Also known as the Holy Crown of Hungary, the Holy Crown of St. Stephen was the coronation crown of over fifty Hungarian kings. It is said that true legitimacy as king, hinged on being crowned with it. (King Charles IV was the last monarch to be crowned with St. Stephen’s Crown in 1916.)
The Holy Crown was originally a gift sent by the Byzantine Emperor Michael VII Doukas to King Geza I of Hungary in the 1070’s. However, in another version of events, according to Hungarian legend, the jewelled crown was sent by Pope Sylvester in the year 1000/1001 to Hungary’s first Christian King, Stephen. But, it is unlikely that the Holy Crown that currently presides in the Hungarian parliament building in Budapest is the original papal crown.

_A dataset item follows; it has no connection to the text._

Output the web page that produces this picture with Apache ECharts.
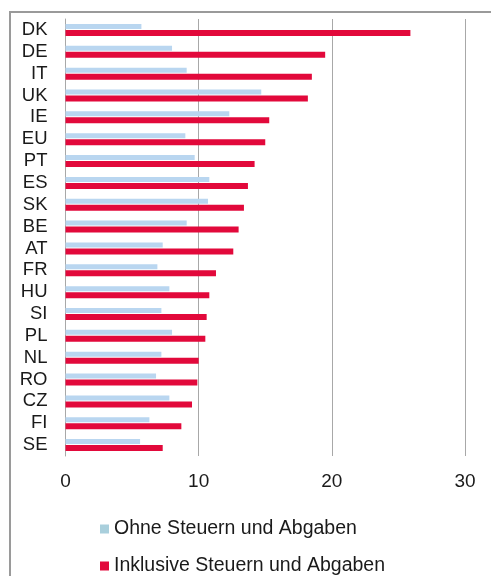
<!DOCTYPE html>
<html>
<head>
<meta charset="utf-8">
<script src="https://cdn.jsdelivr.net/npm/echarts@6/dist/echarts.min.js"></script>
<style>
  html, body { margin: 0; padding: 0; background: #fff; }
  #chart { width: 491px; height: 576px; }
</style>
</head>
<body>
<div id="chart"></div>
<script>
// Strompreise je Land, in Cent pro kWh
const countries = ['DK','DE','IT','UK','IE','EU','PT','ES','SK','BE','AT','FR','HU','SI','PL','NL','RO','CZ','FI','SE'];
const ohneSteuern = [5.7, 8.0, 9.1, 14.7, 12.3, 9.0, 9.7, 10.8, 10.7, 9.1, 7.3, 6.9, 7.8, 7.2, 8.0, 7.2, 6.8, 7.8, 6.3, 5.6];
const inklSteuern = [25.9, 19.5, 18.5, 18.2, 15.3, 15.0, 14.2, 13.7, 13.4, 13.0, 12.6, 11.3, 10.8, 10.6, 10.5, 10.0, 9.9, 9.5, 8.7, 7.3];
const xTicks = [0, 10, 20, 30];
const seriesNames = ['Ohne Steuern und Abgaben', 'Inklusive Steuern und Abgaben'];
const seriesColors = ['#b9d6f0', '#e2093b'];
const legendColors = ['#a9cfdc', '#e2093b'];

const FONT = '"Liberation Sans", Arial, sans-serif';
const chart = echarts.init(document.getElementById('chart'), null, { renderer: 'canvas' });

// one legend block per row, stacked under the plot
const legendRow = (name, top) => ({
  orient: 'horizontal',
  left: 100,
  top: top,
  padding: 0,
  itemWidth: 9,
  itemHeight: 9,
  icon: 'rect',
  selectedMode: false,
  textStyle: { fontSize: 19.5, color: '#1a1a1a', fontFamily: FONT },
  data: [name]
});

chart.setOption({
  animation: false,
  backgroundColor: '#ffffff',
  textStyle: { fontFamily: FONT },
  graphic: [{
    type: 'rect',
    shape: { x: 10, y: 12, width: 500, height: 600 },
    style: { fill: 'none', stroke: '#9a9a9a', lineWidth: 2 },
    silent: true
  }],
  grid: { left: 65.5, right: 26, top: 19, bottom: 120, containLabel: false },
  xAxis: {
    type: 'value',
    min: xTicks[0],
    max: xTicks[xTicks.length - 1],
    interval: 10,
    axisLine: { show: false },
    axisTick: { show: false },
    splitLine: { show: true, lineStyle: { color: '#a8a8a8', width: 1 } },
    axisLabel: { color: '#1a1a1a', fontSize: 19, fontFamily: FONT, margin: 16.5 }
  },
  yAxis: {
    type: 'category',
    data: countries,
    inverse: true,
    axisLine: { show: true, lineStyle: { color: '#a8a8a8', width: 1 } },
    axisTick: { show: false },
    axisLabel: {
      color: '#1a1a1a', fontSize: 18.5, fontFamily: FONT, margin: 18, interval: 0,
      padding: [4, 0, 0, 0]
    }
  },
  legend: [
    Object.assign(legendRow(seriesNames[0], 519), { itemStyle: { color: legendColors[0] } }),
    legendRow(seriesNames[1], 556)
  ],
  series: [
    {
      name: seriesNames[0],
      type: 'bar',
      data: ohneSteuern,
      barWidth: 5,
      barGap: '20%',
      itemStyle: { color: seriesColors[0] }
    },
    {
      name: seriesNames[1],
      type: 'bar',
      data: inklSteuern,
      barWidth: 6,
      barGap: '20%',
      itemStyle: { color: seriesColors[1] }
    }
  ]
});
</script>
</body>
</html>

The quality and craftsmanship of the gold crown is exquisite, decorated with enamel pictures. The front of the crown shows Christ enthroned in his rightful place as ‘ruler of mankind’ and flanked by archangels Michael and Gabriel and other warrior saints. The reverse of the crown (see above) depicts the Byzantine Emperor Michael VII at the peak of the crown, with his son and heir Romanos to his right, and on the left, King Geza, lower in rank or status to both the Emperor and his son. Interestingly, even though it was meant as a gracious gift to Geza, welcoming him as a Byzantine ally, it was in many ways also a ‘slap in the face’, highlighting his place in the pecking order of rulers, below Christ and Emperor Michael.
Be that as it may, there can be no doubt that the Holy Crown has played an integral part in the history of Hungary. For over a millennia it has stood as a precious symbol of Hungarian sovereignty and unity and rightly so. When it was sent away for safekeeping to the United States after the Second World War because of fear that the Soviets would get their hands on it, its absence was mourned for over thirty years. Eventually, under the Carter administration, in the late 1970s, it was returned to the people of Hungary. It is said that people wept in joy during the return ceremony.